What is being asked>
Every line below must be reproduced exactly. Copy them all.

Data segment>

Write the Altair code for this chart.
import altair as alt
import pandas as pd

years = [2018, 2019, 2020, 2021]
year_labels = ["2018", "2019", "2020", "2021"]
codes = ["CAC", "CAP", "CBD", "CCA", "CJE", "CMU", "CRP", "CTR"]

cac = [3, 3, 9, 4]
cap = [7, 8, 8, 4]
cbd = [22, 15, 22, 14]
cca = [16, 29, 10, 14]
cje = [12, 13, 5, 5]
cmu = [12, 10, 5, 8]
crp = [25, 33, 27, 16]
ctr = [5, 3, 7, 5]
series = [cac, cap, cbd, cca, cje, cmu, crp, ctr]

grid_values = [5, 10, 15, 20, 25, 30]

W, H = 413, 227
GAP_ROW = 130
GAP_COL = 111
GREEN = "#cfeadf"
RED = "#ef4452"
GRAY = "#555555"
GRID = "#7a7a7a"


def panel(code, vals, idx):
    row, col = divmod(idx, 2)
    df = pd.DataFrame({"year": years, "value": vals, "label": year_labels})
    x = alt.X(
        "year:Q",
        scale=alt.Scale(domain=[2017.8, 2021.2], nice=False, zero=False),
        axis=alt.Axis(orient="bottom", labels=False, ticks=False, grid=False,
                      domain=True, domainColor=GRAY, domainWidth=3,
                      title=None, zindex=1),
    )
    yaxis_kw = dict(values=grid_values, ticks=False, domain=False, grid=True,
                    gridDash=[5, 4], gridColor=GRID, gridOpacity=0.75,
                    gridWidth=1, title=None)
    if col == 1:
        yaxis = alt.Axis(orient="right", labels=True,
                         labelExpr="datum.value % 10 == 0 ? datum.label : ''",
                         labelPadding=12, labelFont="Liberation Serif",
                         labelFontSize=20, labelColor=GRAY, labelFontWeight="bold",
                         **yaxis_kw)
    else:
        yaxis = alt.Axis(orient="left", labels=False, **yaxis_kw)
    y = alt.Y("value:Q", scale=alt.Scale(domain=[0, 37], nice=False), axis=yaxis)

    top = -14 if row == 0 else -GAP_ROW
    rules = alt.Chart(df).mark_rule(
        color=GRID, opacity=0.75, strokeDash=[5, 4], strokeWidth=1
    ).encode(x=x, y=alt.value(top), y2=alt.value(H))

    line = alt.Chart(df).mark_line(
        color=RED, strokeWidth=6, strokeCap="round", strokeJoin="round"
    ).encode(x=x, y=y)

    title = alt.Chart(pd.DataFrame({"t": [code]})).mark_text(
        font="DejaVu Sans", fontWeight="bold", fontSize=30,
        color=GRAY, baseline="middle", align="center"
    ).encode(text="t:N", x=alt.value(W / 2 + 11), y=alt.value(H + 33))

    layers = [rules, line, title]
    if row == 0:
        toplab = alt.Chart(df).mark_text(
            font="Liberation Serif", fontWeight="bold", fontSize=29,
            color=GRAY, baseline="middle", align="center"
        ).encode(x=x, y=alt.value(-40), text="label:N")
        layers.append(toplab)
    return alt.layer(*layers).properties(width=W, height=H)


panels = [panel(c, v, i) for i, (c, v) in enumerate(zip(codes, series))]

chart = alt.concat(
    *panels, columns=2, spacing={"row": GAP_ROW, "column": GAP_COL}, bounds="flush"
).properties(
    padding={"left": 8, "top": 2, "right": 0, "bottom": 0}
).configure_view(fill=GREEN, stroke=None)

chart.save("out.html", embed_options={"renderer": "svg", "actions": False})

Written answer>
Write the Altair code for this chart.
import altair as alt
import pandas as pd

years = [2018, 2019, 2020, 2021]
year_labels = ["2018", "2019", "2020", "2021"]
codes = ["CAC", "CAP", "CBD", "CCA", "CJE", "CMU", "CRP", "CTR"]

cac = [3, 3, 9, 4]
cap = [7, 8, 8, 4]
cbd = [22, 15, 22, 14]
cca = [16, 29, 10, 14]
cje = [12, 13, 5, 5]
cmu = [12, 10, 5, 8]
crp = [25, 33, 27, 16]
ctr = [5, 3, 7, 5]
series = [cac, cap, cbd, cca, cje, cmu, crp, ctr]

grid_values = [5, 10, 15, 20, 25, 30]

W, H = 413, 227
GAP_ROW = 130
GAP_COL = 111
GREEN = "#cfeadf"
RED = "#ef4452"
GRAY = "#555555"
GRID = "#7a7a7a"


def panel(code, vals, idx):
    row, col = divmod(idx, 2)
    df = pd.DataFrame({"year": years, "value": vals, "label": year_labels})
    x = alt.X(
        "year:Q",
        scale=alt.Scale(domain=[2017.8, 2021.2], nice=False, zero=False),
        axis=alt.Axis(orient="bottom", labels=False, ticks=False, grid=False,
                      domain=True, domainColor=GRAY, domainWidth=3,
                      title=None, zindex=1),
    )
    yaxis_kw = dict(values=grid_values, ticks=False, domain=False, grid=True,
                    gridDash=[5, 4], gridColor=GRID, gridOpacity=0.75,
                    gridWidth=1, title=None)
    if col == 1:
        yaxis = alt.Axis(orient="right", labels=True,
                         labelExpr="datum.value % 10 == 0 ? datum.label : ''",
                         labelPadding=12, labelFont="Liberation Serif",
                         labelFontSize=20, labelColor=GRAY, labelFontWeight="bold",
                         **yaxis_kw)
    else:
        yaxis = alt.Axis(orient="left", labels=False, **yaxis_kw)
    y = alt.Y("value:Q", scale=alt.Scale(domain=[0, 37], nice=False), axis=yaxis)

    top = -14 if row == 0 else -GAP_ROW
    rules = alt.Chart(df).mark_rule(
        color=GRID, opacity=0.75, strokeDash=[5, 4], strokeWidth=1
    ).encode(x=x, y=alt.value(top), y2=alt.value(H))

    line = alt.Chart(df).mark_line(
        color=RED, strokeWidth=6, strokeCap="round", strokeJoin="round"
    ).encode(x=x, y=y)

    title = alt.Chart(pd.DataFrame({"t": [code]})).mark_text(
        font="DejaVu Sans", fontWeight="bold", fontSize=30,
        color=GRAY, baseline="middle", align="center"
    ).encode(text="t:N", x=alt.value(W / 2 + 11), y=alt.value(H + 33))

    layers = [rules, line, title]
    if row == 0:
        toplab = alt.Chart(df).mark_text(
            font="Liberation Serif", fontWeight="bold", fontSize=29,
            color=GRAY, baseline="middle", align="center"
        ).encode(x=x, y=alt.value(-40), text="label:N")
        layers.append(toplab)
    return alt.layer(*layers).properties(width=W, height=H)


panels = [panel(c, v, i) for i, (c, v) in enumerate(zip(codes, series))]

chart = alt.concat(
    *panels, columns=2, spacing={"row": GAP_ROW, "column": GAP_COL}, bounds="flush"
).properties(
    padding={"left": 8, "top": 2, "right": 0, "bottom": 0}
).configure_view(fill=GREEN, stroke=None)

chart.save("out.html", embed_options={"renderer": "svg", "actions": False})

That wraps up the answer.